■ Work required
Transcribe the listing in full, excluding any pictures.

■ Dataset extract
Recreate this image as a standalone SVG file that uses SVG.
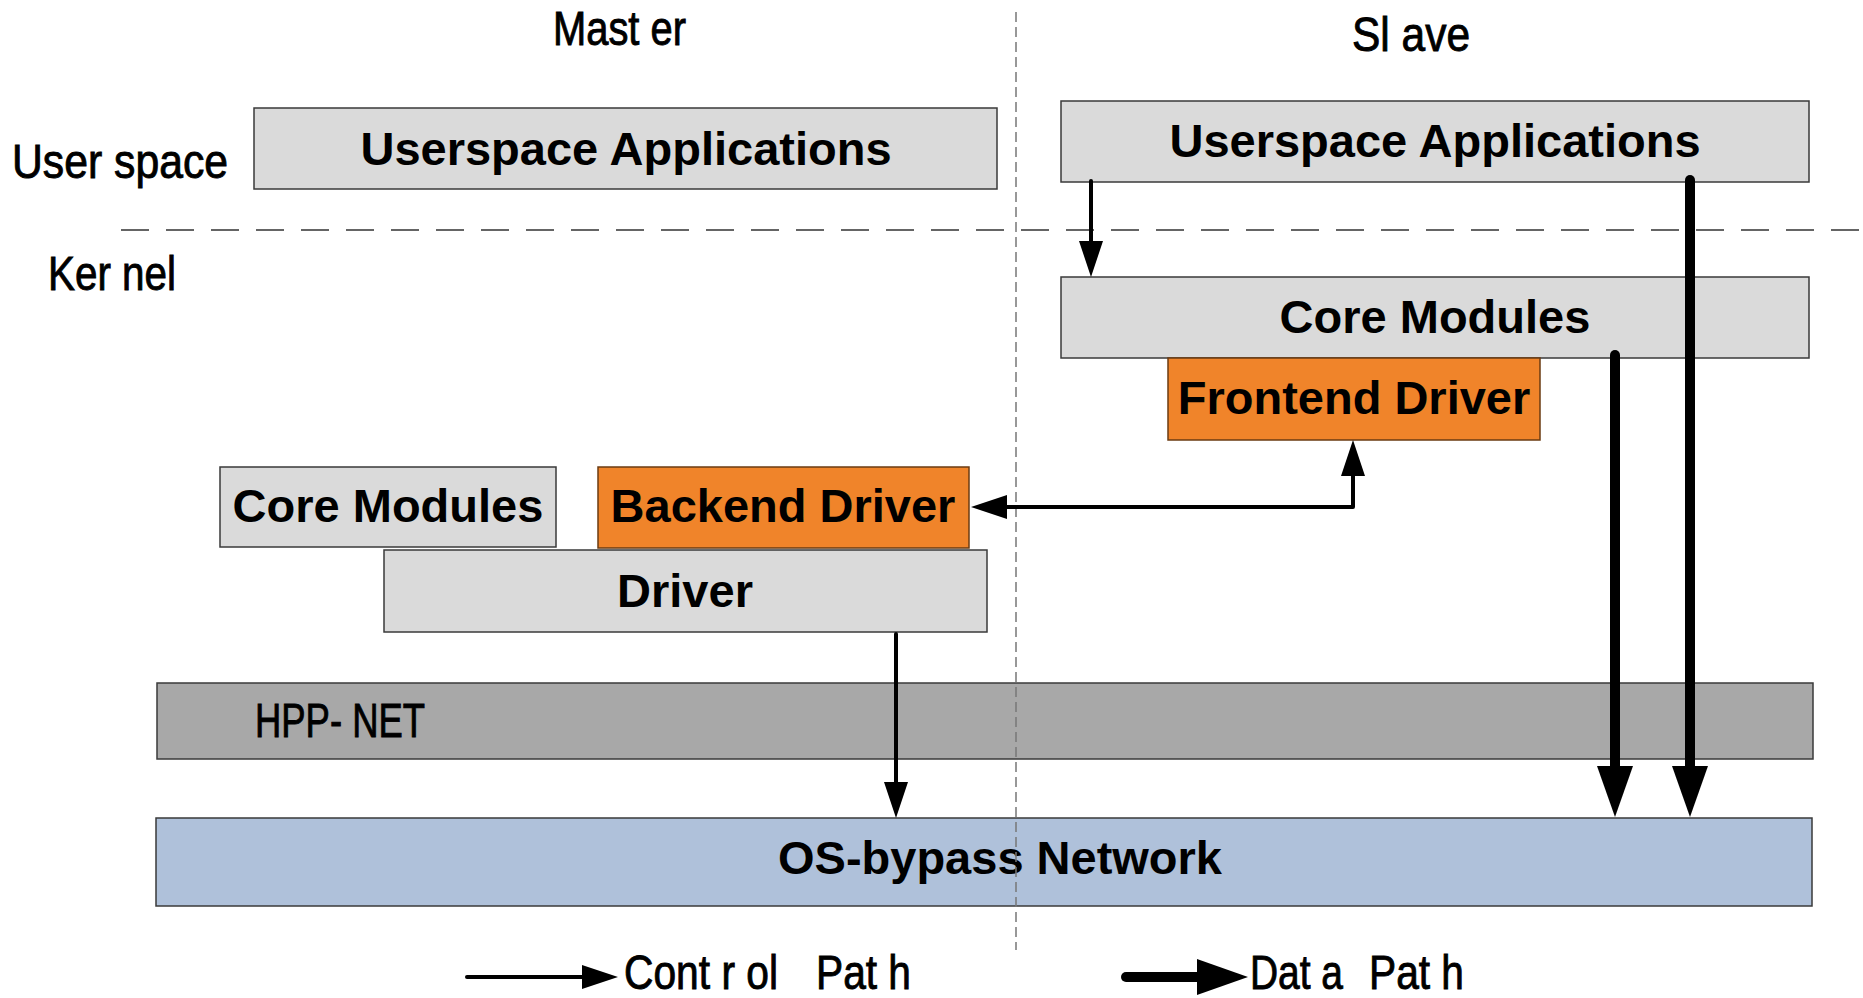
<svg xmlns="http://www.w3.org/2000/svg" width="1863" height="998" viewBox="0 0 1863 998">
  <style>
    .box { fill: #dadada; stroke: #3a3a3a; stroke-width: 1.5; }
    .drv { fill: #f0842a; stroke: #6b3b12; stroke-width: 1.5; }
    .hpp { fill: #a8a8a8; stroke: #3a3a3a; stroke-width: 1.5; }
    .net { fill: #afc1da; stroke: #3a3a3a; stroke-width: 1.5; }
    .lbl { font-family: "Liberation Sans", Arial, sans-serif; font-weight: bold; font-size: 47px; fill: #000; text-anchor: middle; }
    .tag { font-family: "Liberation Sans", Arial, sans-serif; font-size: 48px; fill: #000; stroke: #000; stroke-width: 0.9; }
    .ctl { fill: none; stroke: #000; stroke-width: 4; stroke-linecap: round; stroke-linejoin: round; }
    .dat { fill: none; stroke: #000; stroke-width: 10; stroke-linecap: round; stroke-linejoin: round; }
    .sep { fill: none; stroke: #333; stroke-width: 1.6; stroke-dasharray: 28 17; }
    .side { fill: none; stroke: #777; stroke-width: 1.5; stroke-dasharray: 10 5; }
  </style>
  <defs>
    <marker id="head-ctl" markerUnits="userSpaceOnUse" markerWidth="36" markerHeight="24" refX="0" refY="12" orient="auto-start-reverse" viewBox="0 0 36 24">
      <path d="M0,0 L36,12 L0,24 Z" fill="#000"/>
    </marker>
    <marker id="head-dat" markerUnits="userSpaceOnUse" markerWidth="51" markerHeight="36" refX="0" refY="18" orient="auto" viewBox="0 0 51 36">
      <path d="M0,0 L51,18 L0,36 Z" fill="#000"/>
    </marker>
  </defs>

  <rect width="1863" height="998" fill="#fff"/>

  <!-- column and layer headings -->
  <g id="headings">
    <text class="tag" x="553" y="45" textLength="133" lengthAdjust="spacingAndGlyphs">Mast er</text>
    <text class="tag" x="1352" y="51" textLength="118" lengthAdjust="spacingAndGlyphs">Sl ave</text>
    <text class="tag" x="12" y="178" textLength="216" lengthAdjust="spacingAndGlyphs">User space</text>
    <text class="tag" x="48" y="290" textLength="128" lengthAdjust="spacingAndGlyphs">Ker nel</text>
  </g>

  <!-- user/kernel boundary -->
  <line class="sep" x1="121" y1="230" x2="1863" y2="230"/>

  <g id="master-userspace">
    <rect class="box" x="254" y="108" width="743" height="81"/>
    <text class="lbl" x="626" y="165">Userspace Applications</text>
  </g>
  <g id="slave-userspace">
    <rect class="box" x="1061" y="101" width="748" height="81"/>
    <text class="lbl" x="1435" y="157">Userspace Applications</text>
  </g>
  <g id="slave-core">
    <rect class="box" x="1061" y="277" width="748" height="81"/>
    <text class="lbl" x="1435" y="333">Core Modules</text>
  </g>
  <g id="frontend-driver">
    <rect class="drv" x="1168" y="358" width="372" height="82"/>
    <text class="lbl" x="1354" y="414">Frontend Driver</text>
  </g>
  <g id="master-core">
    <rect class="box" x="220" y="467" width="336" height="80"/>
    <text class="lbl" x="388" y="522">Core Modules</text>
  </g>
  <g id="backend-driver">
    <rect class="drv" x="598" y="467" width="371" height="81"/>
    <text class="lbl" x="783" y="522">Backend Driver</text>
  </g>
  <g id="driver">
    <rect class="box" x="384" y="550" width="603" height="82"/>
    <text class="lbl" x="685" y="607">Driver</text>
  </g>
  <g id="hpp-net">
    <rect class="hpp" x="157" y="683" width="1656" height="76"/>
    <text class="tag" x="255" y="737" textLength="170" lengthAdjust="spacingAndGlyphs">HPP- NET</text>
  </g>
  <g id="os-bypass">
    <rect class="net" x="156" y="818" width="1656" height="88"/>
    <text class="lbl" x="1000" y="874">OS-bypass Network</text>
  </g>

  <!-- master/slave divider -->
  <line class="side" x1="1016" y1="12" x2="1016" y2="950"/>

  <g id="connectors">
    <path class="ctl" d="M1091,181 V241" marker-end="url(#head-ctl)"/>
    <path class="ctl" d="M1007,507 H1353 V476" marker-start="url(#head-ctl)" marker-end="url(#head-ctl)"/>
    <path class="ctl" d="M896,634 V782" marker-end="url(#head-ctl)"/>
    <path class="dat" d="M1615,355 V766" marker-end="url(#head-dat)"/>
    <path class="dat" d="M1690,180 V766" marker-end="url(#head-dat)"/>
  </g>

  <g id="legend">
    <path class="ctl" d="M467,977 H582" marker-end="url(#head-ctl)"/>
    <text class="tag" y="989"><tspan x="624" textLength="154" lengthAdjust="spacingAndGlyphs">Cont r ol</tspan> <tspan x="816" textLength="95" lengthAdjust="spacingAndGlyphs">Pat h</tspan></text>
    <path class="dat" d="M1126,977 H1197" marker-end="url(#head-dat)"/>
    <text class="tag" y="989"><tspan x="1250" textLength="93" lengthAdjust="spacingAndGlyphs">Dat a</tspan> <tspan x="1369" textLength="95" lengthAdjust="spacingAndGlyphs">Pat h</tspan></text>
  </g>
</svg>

■ Task response
Recreate this image as a standalone SVG file that uses SVG.
<svg xmlns="http://www.w3.org/2000/svg" width="1863" height="998" viewBox="0 0 1863 998">
  <style>
    .box { fill: #dadada; stroke: #3a3a3a; stroke-width: 1.5; }
    .drv { fill: #f0842a; stroke: #6b3b12; stroke-width: 1.5; }
    .hpp { fill: #a8a8a8; stroke: #3a3a3a; stroke-width: 1.5; }
    .net { fill: #afc1da; stroke: #3a3a3a; stroke-width: 1.5; }
    .lbl { font-family: "Liberation Sans", Arial, sans-serif; font-weight: bold; font-size: 47px; fill: #000; text-anchor: middle; }
    .tag { font-family: "Liberation Sans", Arial, sans-serif; font-size: 48px; fill: #000; stroke: #000; stroke-width: 0.9; }
    .ctl { fill: none; stroke: #000; stroke-width: 4; stroke-linecap: round; stroke-linejoin: round; }
    .dat { fill: none; stroke: #000; stroke-width: 10; stroke-linecap: round; stroke-linejoin: round; }
    .sep { fill: none; stroke: #333; stroke-width: 1.6; stroke-dasharray: 28 17; }
    .side { fill: none; stroke: #777; stroke-width: 1.5; stroke-dasharray: 10 5; }
  </style>
  <defs>
    <marker id="head-ctl" markerUnits="userSpaceOnUse" markerWidth="36" markerHeight="24" refX="0" refY="12" orient="auto-start-reverse" viewBox="0 0 36 24">
      <path d="M0,0 L36,12 L0,24 Z" fill="#000"/>
    </marker>
    <marker id="head-dat" markerUnits="userSpaceOnUse" markerWidth="51" markerHeight="36" refX="0" refY="18" orient="auto" viewBox="0 0 51 36">
      <path d="M0,0 L51,18 L0,36 Z" fill="#000"/>
    </marker>
  </defs>

  <rect width="1863" height="998" fill="#fff"/>

  <!-- column and layer headings -->
  <g id="headings">
    <text class="tag" x="553" y="45" textLength="133" lengthAdjust="spacingAndGlyphs">Mast er</text>
    <text class="tag" x="1352" y="51" textLength="118" lengthAdjust="spacingAndGlyphs">Sl ave</text>
    <text class="tag" x="12" y="178" textLength="216" lengthAdjust="spacingAndGlyphs">User space</text>
    <text class="tag" x="48" y="290" textLength="128" lengthAdjust="spacingAndGlyphs">Ker nel</text>
  </g>

  <!-- user/kernel boundary -->
  <line class="sep" x1="121" y1="230" x2="1863" y2="230"/>

  <g id="master-userspace">
    <rect class="box" x="254" y="108" width="743" height="81"/>
    <text class="lbl" x="626" y="165">Userspace Applications</text>
  </g>
  <g id="slave-userspace">
    <rect class="box" x="1061" y="101" width="748" height="81"/>
    <text class="lbl" x="1435" y="157">Userspace Applications</text>
  </g>
  <g id="slave-core">
    <rect class="box" x="1061" y="277" width="748" height="81"/>
    <text class="lbl" x="1435" y="333">Core Modules</text>
  </g>
  <g id="frontend-driver">
    <rect class="drv" x="1168" y="358" width="372" height="82"/>
    <text class="lbl" x="1354" y="414">Frontend Driver</text>
  </g>
  <g id="master-core">
    <rect class="box" x="220" y="467" width="336" height="80"/>
    <text class="lbl" x="388" y="522">Core Modules</text>
  </g>
  <g id="backend-driver">
    <rect class="drv" x="598" y="467" width="371" height="81"/>
    <text class="lbl" x="783" y="522">Backend Driver</text>
  </g>
  <g id="driver">
    <rect class="box" x="384" y="550" width="603" height="82"/>
    <text class="lbl" x="685" y="607">Driver</text>
  </g>
  <g id="hpp-net">
    <rect class="hpp" x="157" y="683" width="1656" height="76"/>
    <text class="tag" x="255" y="737" textLength="170" lengthAdjust="spacingAndGlyphs">HPP- NET</text>
  </g>
  <g id="os-bypass">
    <rect class="net" x="156" y="818" width="1656" height="88"/>
    <text class="lbl" x="1000" y="874">OS-bypass Network</text>
  </g>

  <!-- master/slave divider -->
  <line class="side" x1="1016" y1="12" x2="1016" y2="950"/>

  <g id="connectors">
    <path class="ctl" d="M1091,181 V241" marker-end="url(#head-ctl)"/>
    <path class="ctl" d="M1007,507 H1353 V476" marker-start="url(#head-ctl)" marker-end="url(#head-ctl)"/>
    <path class="ctl" d="M896,634 V782" marker-end="url(#head-ctl)"/>
    <path class="dat" d="M1615,355 V766" marker-end="url(#head-dat)"/>
    <path class="dat" d="M1690,180 V766" marker-end="url(#head-dat)"/>
  </g>

  <g id="legend">
    <path class="ctl" d="M467,977 H582" marker-end="url(#head-ctl)"/>
    <text class="tag" y="989"><tspan x="624" textLength="154" lengthAdjust="spacingAndGlyphs">Cont r ol</tspan> <tspan x="816" textLength="95" lengthAdjust="spacingAndGlyphs">Pat h</tspan></text>
    <path class="dat" d="M1126,977 H1197" marker-end="url(#head-dat)"/>
    <text class="tag" y="989"><tspan x="1250" textLength="93" lengthAdjust="spacingAndGlyphs">Dat a</tspan> <tspan x="1369" textLength="95" lengthAdjust="spacingAndGlyphs">Pat h</tspan></text>
  </g>
</svg>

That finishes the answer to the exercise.